(Updates with trading volumes in second paragraph.)
April 9 (Bloomberg) -- Suzlon Energy Ltd., an indebted Indian wind-turbine maker, rose to the highest in more than a year in Mumbai trading after its German unit got 850 million euros ($1.2 billion) in funding.
Suzlon rose 7.2 percent to 14.95 rupees, closing at the highest since March 18, 2013. Trading volumes were almost seven times the three-month daily average, according to data compiled by Bloomberg.
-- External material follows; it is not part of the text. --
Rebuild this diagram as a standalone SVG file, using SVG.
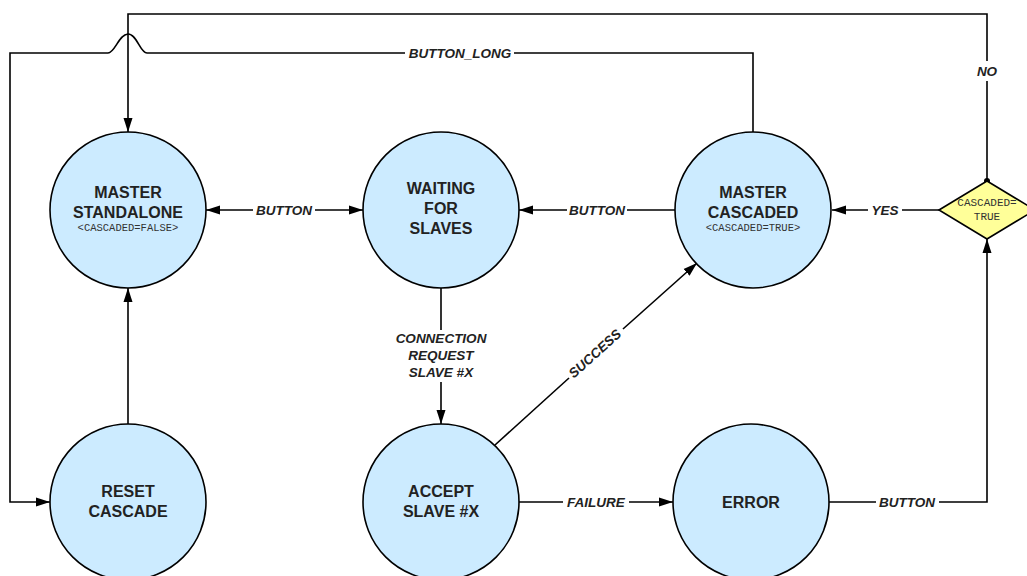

Senvion SE, the company’s Hamburg-based unit formerly called Repower Systems, obtained the three-year credit line from 14 lenders led by Bayerische Landesbank, Commerzbank AG and Deutsche Bank AG, Suzlon said after markets closed yesterday. It replaces a 750 million-euro syndicated loan expiring in August.
Suzlon is seeking to raise cash after failing to repay $209 million of foreign-currency notes in October 2012 in India’s biggest convertible-bond default. The company sold an Illinois wind farm to EverPower Wind Holdings Inc., backed by British private-equity financier Guy Hands, the companies said today in e-mailed statements, without providing a sale value.
Suzlon expects to recover about $90 million from the Illinois farm, Kirti Vagadia, group head of finance, said in February. The sale ended a two-year effort to recover a $228 million loan Suzlon made to the project to finance a turbine sale.